Jan De Nul Group, an engineering firm with its financial headquarters in Luxembourg, has announced the laying of the foundation stone for a new sorting centre in Ghlin, near Mons in Belgium.

Jan De Nul Group, Vauché S.A. and Val'Up have laid the foundation stone for this new sorting centre. Val'Up, formerly known as Valodec, Idéa, Ipalle and the private waste management companies SUEZ and Vanheede, awarded this €30 million contract at the end of 2019 to the temporary association Jan De Nul-Vauché. The centre comes in response to the new extended PMC sorting rules which started in January 2019 in Belgium.

Jan De Nul-Vauché will build the Val'Up Mons centre in less than a year and make it operational so that Val'Up can receive and process expanded PMCs. Once operational, the centre will be able to process up to 5,000 blue recycling bags per hour, or 50,000 tonnes of expanded PMC (plastic bottles, metal packaging, drink cartons, etc.) sorted per year.

The civil department of Jan De Nul Group will be responsible for the construction of the centre and the infrastructure works. Vauché S.A., a French company from Sedan specialising in the design, construction of equipment and complete turnkey waste treatment and recovery units, will be responsible for the sorting system itself.

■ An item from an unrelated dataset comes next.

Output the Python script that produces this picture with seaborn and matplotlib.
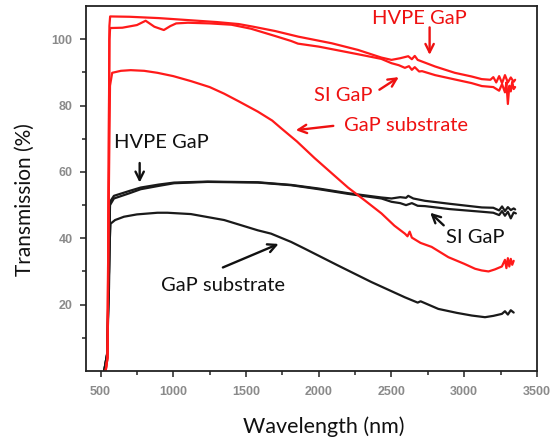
import numpy as np
import pandas as pd
import matplotlib
matplotlib.use("Agg")
import matplotlib.pyplot as plt
import seaborn as sns

# ---- data ----
red_hvpe_x = [535, 548, 556, 561, 566, 700, 900, 1100, 1300, 1450, 1550, 1700, 1860, 2090, 2270, 2430,
              2500, 2560, 2615, 2640, 2660, 2680, 2710, 2800, 2935, 3050, 3120, 3180, 3200, 3220, 3240,
              3260, 3280, 3300, 3320, 3340, 3350]
red_hvpe_y = [0, 4, 60, 104, 106.9, 106.8, 106.4, 105.8, 105.2, 104.6, 103.8, 102.5, 100.8, 98.8, 96.8, 94.5,
              93.8, 94.3, 94.9, 94.0, 95.0, 93.8, 93.3, 91.8, 89.9, 88.8, 88.0, 87.8, 88.6, 87.0, 88.9,
              86.8, 89.2, 87.0, 88.5, 87.2, 87.8]

red_si_x = [535, 548, 556, 561, 566, 650, 750, 810, 870, 935, 980, 1020, 1100, 1250, 1400, 1534, 1700,
            1810, 1857, 2000, 2270, 2430, 2500, 2550, 2592, 2620, 2640, 2660, 2690, 2710, 2800, 2935,
            3050, 3121, 3200, 3240, 3260, 3280, 3290, 3300, 3310, 3320, 3330, 3340, 3350]
red_si_y = [0, 4, 60, 100, 103.4, 103.5, 104.3, 105.6, 103.8, 102.8, 104.0, 104.8, 105.0, 104.8, 104.4,
            103.2, 101.0, 99.5, 98.7, 97.8, 95.5, 94.1, 92.8, 92.2, 91.4, 91.9, 90.8, 91.6, 90.3, 90.4,
            89.2, 87.9, 86.8, 85.9, 85.6, 84.5, 86.5, 84.0, 87.0, 80.5, 86.0, 84.3, 87.2, 85.0, 85.6]

red_sub_x = [535, 548, 556, 565, 580, 640, 707, 800, 891, 1000, 1121, 1250, 1350, 1450, 1581, 1680,
             1741, 1850, 1971, 2100, 2201, 2320, 2431, 2520, 2592, 2610, 2625, 2640, 2700, 2776, 2891,
             3000, 3075, 3120, 3167, 3210, 3259, 3280, 3290, 3300, 3310, 3320, 3330, 3340]
red_sub_y = [0, 4, 50, 86, 89.9, 90.5, 90.7, 90.5, 89.9, 88.9, 87.4, 85.6, 83.6, 81.3, 78.2, 75.5,
             73.2, 69.2, 64.2, 59.2, 55.3, 51.3, 47.5, 43.8, 41.4, 40.6, 42.0, 40.2, 38.6, 37.4, 34.3,
             32.3, 30.8, 30.3, 30.0, 30.6, 31.5, 33.5, 31.0, 34.0, 31.5, 33.8, 32.0, 33.2]

blk_sub_x = [525, 545, 558, 564, 569, 600, 661, 750, 891, 960, 1121, 1350, 1581, 1672, 1810, 1902, 2132,
             2362, 2592, 2680, 2700, 2822, 2950, 3052, 3143, 3200, 3259, 3280, 3300, 3320, 3340]
blk_sub_y = [0, 5, 25, 40, 44.4, 45.5, 46.5, 47.2, 47.7, 47.7, 47.3, 45.5, 42.4, 41.4, 38.9, 36.9, 31.8,
             26.8, 22.2, 20.6, 21.0, 18.7, 17.5, 16.7, 16.2, 16.6, 17.2, 18.0, 17.0, 18.3, 17.6]

blk_hvpe_x = [525, 545, 558, 565, 592, 700, 776, 900, 1006, 1236, 1581, 1810, 2000, 2201, 2431, 2500,
              2560, 2600, 2615, 2650, 2730, 2900, 3121, 3200, 3240, 3260, 3280, 3300, 3320, 3340, 3350]
blk_hvpe_y = [0, 5, 30, 51, 52.8, 54.3, 55.3, 56.2, 56.8, 57.1, 56.9, 56.1, 55.0, 53.6, 52.3, 52.0,
              52.4, 52.2, 52.8, 52.0, 51.3, 50.4, 49.3, 49.2, 48.4, 49.6, 48.2, 49.4, 48.5, 49.0, 48.7]

blk_si_x = [525, 545, 558, 565, 592, 700, 776, 900, 1006, 1236, 1581, 1810, 2000, 2201, 2431, 2500,
            2560, 2600, 2640, 2680, 2730, 2900, 3121, 3200, 3240, 3260, 3280, 3300, 3320, 3340, 3355]
blk_si_y = [0, 5, 30, 50, 52.0, 53.6, 54.8, 55.8, 56.6, 57.0, 56.8, 56.0, 54.8, 53.4, 52.0, 51.0,
            50.6, 50.0, 50.6, 49.8, 49.7, 48.8, 48.0, 47.7, 47.0, 48.2, 46.8, 48.0, 46.0, 47.8, 47.5]

x_ticks = [500, 1000, 1500, 2000, 2500, 3000, 3500]
y_ticks = [20, 40, 60, 80, 100]

# annotation labels: (text, text position, arrow tail, arrow head, colour key)
labels = [
    ("HVPE GaP", (2690, 106.4), (2762, 103.6), (2762, 95.3), "red"),
    ("SI GaP", (2166, 83.0), (2417, 84.8), (2550, 88.6), "red"),
    ("GaP substrate", (2600, 73.9), (2100, 73.9), (1842, 72.6), "red"),
    ("HVPE GaP", (921, 68.8), (769, 62.7), (769, 56.8), "black"),
    ("SI GaP", (3079, 40.3), (2859, 43.9), (2766, 47.7), "black"),
    ("GaP substrate", (1341, 25.8), (1341, 31.2), (1724, 38.3), "black"),
]

series = [
    ("red HVPE GaP", red_hvpe_x, red_hvpe_y, "#ff1a1a"),
    ("red SI GaP", red_si_x, red_si_y, "#ff1a1a"),
    ("red GaP substrate", red_sub_x, red_sub_y, "#ff1a1a"),
    ("black HVPE GaP", blk_hvpe_x, blk_hvpe_y, "#1a1a1a"),
    ("black SI GaP", blk_si_x, blk_si_y, "#1a1a1a"),
    ("black GaP substrate", blk_sub_x, blk_sub_y, "#1a1a1a"),
]

frames = []
for name, xs, ys, _ in series:
    frames.append(pd.DataFrame({"wl": xs, "T": ys, "series": name}))
df = pd.concat(frames, ignore_index=True)

sns.set_style("ticks")
plt.rcParams["font.family"] = ["Lato", "DejaVu Sans"]

fig = plt.figure(figsize=(5.53, 4.40), dpi=100)
ax = fig.add_axes([0.1555, 0.157, 0.8155, 0.829])

# draw black first, red on top
for name, xs, ys, c in series[3:] + series[:3]:
    sns.lineplot(data=df[df["series"] == name], x="wl", y="T", sort=False, estimator=None,
                 color=c, lw=1.6, ax=ax, legend=False)

ax.set_xlim(400, 3500)
ax.set_ylim(0, 110)
ax.set_xticks(x_ticks)
ax.set_yticks(y_ticks)
ax.set_xticks([750, 1250, 1750, 2250, 2750, 3250], minor=True)
ax.set_yticks([10, 30, 50, 70, 90], minor=True)
ax.tick_params(which="major", length=4.3, width=1.2, color="#333333", direction="out")
ax.tick_params(which="minor", length=2.8, width=1.2, color="#333333", direction="out")
ax.tick_params(axis="y", pad=5.5)
ax.tick_params(axis="x", pad=6.5)
for lab in ax.get_xticklabels() + ax.get_yticklabels():
    lab.set_fontfamily("Liberation Sans")
    lab.set_fontweight("bold")
    lab.set_color("#8a8a8a")
    lab.set_fontsize(9)
for s in ax.spines.values():
    s.set_visible(True)
    s.set_linewidth(1.3)
    s.set_color("#222222")

ax.set_xlabel("Wavelength (nm)", fontsize=15.5, color="#111111")
ax.set_ylabel("Transmission (%)", fontsize=15, color="#111111")
ax.xaxis.set_label_coords(0.527, -0.125)
ax.yaxis.set_label_coords(-0.113, 0.47)

cols = {"red": "#ee1111", "black": "#111111"}
for text, tpos, tail, head, ck in labels:
    c = cols[ck]
    ax.text(tpos[0], tpos[1], text, color=c, fontsize=14.5, ha="center", va="center")
    ax.annotate("", xy=head, xytext=tail,
                arrowprops=dict(arrowstyle="->", lw=1.7, mutation_scale=15, color=c,
                                shrinkA=0, shrinkB=0))

fig.savefig("out.png", dpi=100)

The Val'Up site responds to the need to ensure optimal sorting of household packaging to allow more recycling. The sorting centre is set to be innovative and scaleable because it is capable of adapting to the current extension and to future changes in sorting instructions. The industrial tool, operational in summer 2021, will sort new types of plastics, while continuing to sort the usual PMC flows.